Technology

Africa: Pesticide Policy Failings in Africa a Risk to Health


Stronger legislation is needed to curb the influx of illegal pesticide products in Africa, says chemicals risk expert Fredrick Otieno.

[NAIROBI] Africa is using more pesticides, but there aren’t enough laws, rules, and policies to protect farmers from the harmful effects, Fredrick Otieno, chemicals risk manager and environmental planner at the Centre for Environmental Justice and Development in Nairobi, tells SciDev.Net.

“Although many countries have improved their regulatory frameworks on pesticides in the recent past in line with the Food and Agriculture Organization of the United Nations (FAO) and World Health Organization Code of Conduct on Pesticide Management, their legislation does not adequately address the risks posed, especially for Highly Hazardous Pesticides (HHPs),” says Otieno.

HHPs are pesticides that cause severe and sometimes irreversible harm to the environment and human health. They result in millions of unintentional poisoning cases each year, often in lower-income countries, according to the FAO, with women and children working in agricultural environments the worst affected.

“There is a need to strengthen market surveillance efforts to ensure illegal (unregistered and counterfeit) pesticides are identified and persons selling them prosecuted.”Frederick Otieno, Centre for Environment and Justice Development, Kenya

Registration of agricultural pest control products should be required by law and farmers should be able to obtain licenses to bring registered pesticides into a country, says Otieno, adding that anyone who flouts the rules should be penalized.

But this is not always the case.

Market surveillance to curb illegal imports and use in Africa is often lacking due to limited resources and illegal sales and use of chemicals are commonplace.

To address this challenge, government agencies should work together at border crossings and within countries to ensure that pesticide registrations remain valid, says Otieno.

“Pesticide products should not maintain their registration status indefinitely,” he explains.

“The law should provide for periodic reviews of registered pest control products. This ensures that pesticides that are problematic under local conditions of use can be identified and de-registered or their use restricted.”

A regular review of chemicals is still a challenge in Africa. The International Code of Conduct on Pesticide Management recommends that laws on pesticides should allow for approved pest control products to be reviewed. If new information emerges about how these products affect people’s health and the environment, the law should allow for them to be de-registered.

Informing farmers

Many farmers in Sub-Saharan Africa get pesticides through government programmes and subsidies, but not all have the information at their fingertips to assess which chemicals are safe.

“To help farmers know which pesticides are registered, it is paramount that an up-to-date list of pesticides is publicly available and accessible to farmers for free,” says Otieno.

He adds that farmers and other pesticides users need to know how to check if a particular product is listed. Some countries use codes for the verification of products.

“All pesticide vendors should be licensed and an enforcement programme should be developed and implemented,” Otieno adds.

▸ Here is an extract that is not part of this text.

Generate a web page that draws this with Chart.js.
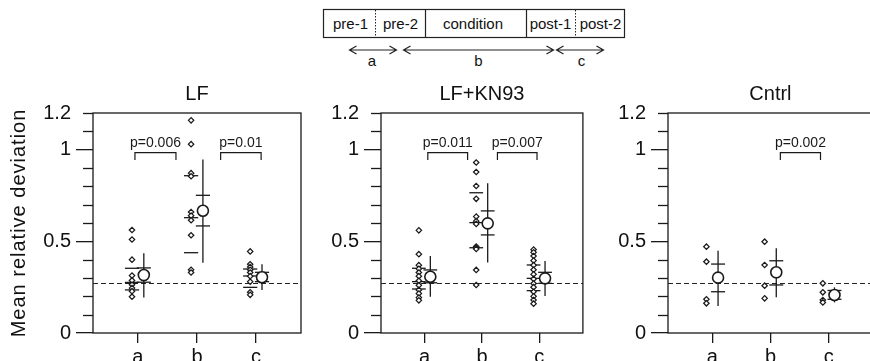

“There is a need to strengthen market surveillance efforts to ensure illegal — unregistered and counterfeit — pesticides are identified and persons selling them prosecuted.”

The government should work to gradually get rid of Highly Hazardous Pesticides because farmers, especially smallholder ones, can’t protect themselves from the risks they bring.

Otieno advises that spray service programmes should be funded by governments to make sure that only trained workers buy and use pesticides. “This will cut down on the illegal use and sale of pesticides,” he says.

Pesticide labelling

The Globally Harmonised System of classification and labelling of chemicals sets out standards for how pesticides should be labelled, to ensure that they are used correctly.

“Most labels do have information on how to use them and what to do if you get hurt from them,” says Otieno.

However, most of the time the labels don’t give information about the risks and potentially harmful effects of the products — knowledge that is crucial for farmers buying and using pesticides.

Otieno says that the warnings on most pesticide labels are not enough to keep people safe from the harm they cause. He wants to see all products adhere to the global labelling guidelines.

Product re-evaluation

The Code of Conduct on Pesticide Management says that re-evaluating products is a good way to lower the harms that pesticides might cause when they are used.

“When health or environmental risks are identified for a pesticide that is already registered, such pesticides should be placed under review where the law provides for that, or the pesticide registration authority can be petitioned to re-evaluate such products by any person or organisation,” the code states.

In in some African countries the law already states that registered pesticides can be reviewed if new information comes to light that was unknown at the time of registration.

However, these countries rarely have the budget to re-evaluate registered pest control products when new information about health and environmental risks comes to light.

“I am of the view that the information should be reported to the authority in charge of pesticide registration and management or any other body as may be determined by using the contact information on the pesticide product label in a country,” says Otieno.